また間取り変更が可能な内部のスケルトンリフォームは可能ですが、マンションの構造上、撤去できない壁があるケースもあります。事前に管理規約を確認したうえで、マンションの管理会社に工事内容を相談しましょう。
リフォームの費用相場
主なリフォーム工事の費用は、以下のとおりです。
工事内容 | 費用相場 |
---|---|
浴室 | 50~100万円以上 |
トイレ | 10~30万円以上 |
キッチン | 50~150万円以上 |
玄関 | 50~80万円以上 |
洗面所 | 20~50万円以上 |
壁紙の張り替え | 8畳:4.9~9.5万円 |
フローリングの張り替え | 8畳:9~28.5万円 |
外壁の塗り替え | 130~220万円 |
個々の費用相場を見てみると、リノベーションよりも価格帯は低くなります。
しかし修繕が必要な個所を順番にリフォームしていくと、場合によってはリノベーションよりも費用の総額が高くなってしまうケースもあります。
住宅の劣化状態や築年数に応じて、リフォームではなくリノベーションを選択するのも有効な方法でしょう。
リノベーションとリフォーム、どちらが向いている?
リノベーションとリフォーム、どちらを選択するかは「物件の状態(築年数や劣化状況)」「工事の目的」「予算の状況」によって変わります。
ここからはリノベーションとリフォームが、それぞれどんな人に向いているのかを詳しく解説します。
リノベーションが向いている人
- 築年数が経過した中古住宅を購入する人
- ライフスタイルに合わせた間取りや設計を実現したい人
- 好立地で新築のような住宅に住みたい人
- 住まいづくりのためのまとまった予算が用意できる人
比較的築年数が経過している住宅は、設備や内装、家そのものの耐久性が劣化している可能性があります。リノベーションでイチからつくり変えるほうが、快適な住まいを手に入れられるでしょう。
またリノベーションの魅力は、ライフスタイルや家族構成に合わせた住まいづくりを実現できることにあります。まるで注文住宅を建てるように、ご自身の好みを反映させた家づくりをしたい場合も、リノベーションがおすすめです。
リフォームが向いている人
- 比較的築浅の中古住宅を購入する人
- 現在の住まいの劣化や不具合のみを修繕したい人
- 間取りや設計には満足している人
- なるべく予算を抑えて劣化や不具合を修繕したい人
中古住宅を購入して改修を検討している場合、築10年前後の物件であれば劣化が気になる部分のみのリフォームでも、快適な暮らしができる場合もあります。
また現在お住いの住まいの間取りや設計は気に入っているものの「経年劣化や不具合は改善したい」という場合も、該当箇所のリフォームで十分なケースが多くあります。
リノベーションで失敗しないために信頼できるリフォーム会社に相談しよう
リノベーションとは「住まいに新たな付加価値をプラスする改修工事」のことを意味します。
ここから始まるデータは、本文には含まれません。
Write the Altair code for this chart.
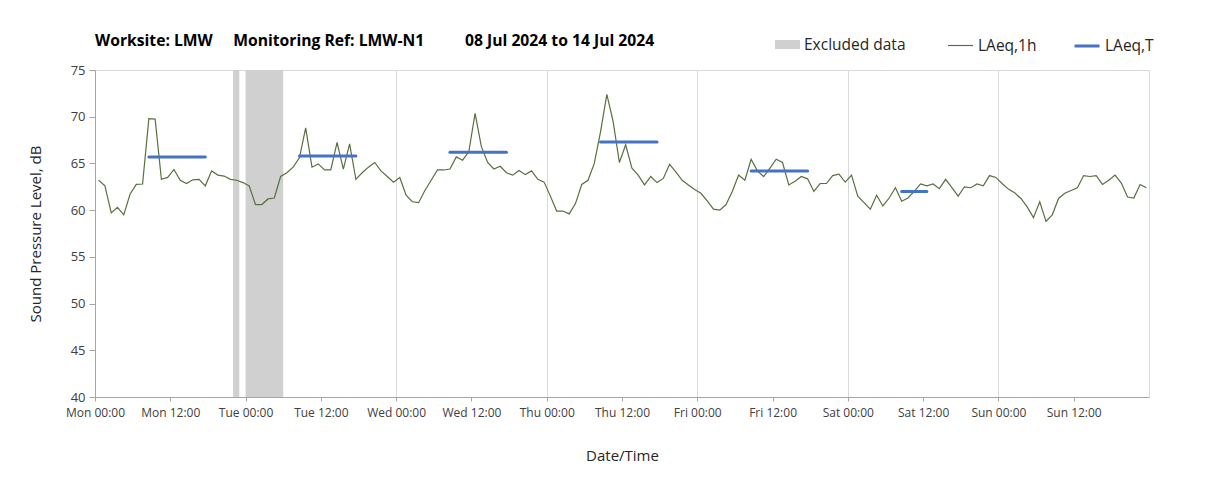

劣化や不具合の改修工事であるリフォームとは、意味合いや目的が異なるため、どちらが自分に適しているのかを見極めることが大切です。
リノベーションでは、ライフスタイルや家族構成に合わせた理想の住まいづくりを目指せますが、部分的なリフォームを行うよりも大きな費用が発生します。
まずは予算計画も含めて、リノベーション実績が豊富な施工会社に相談してみてはいかがでしょうか。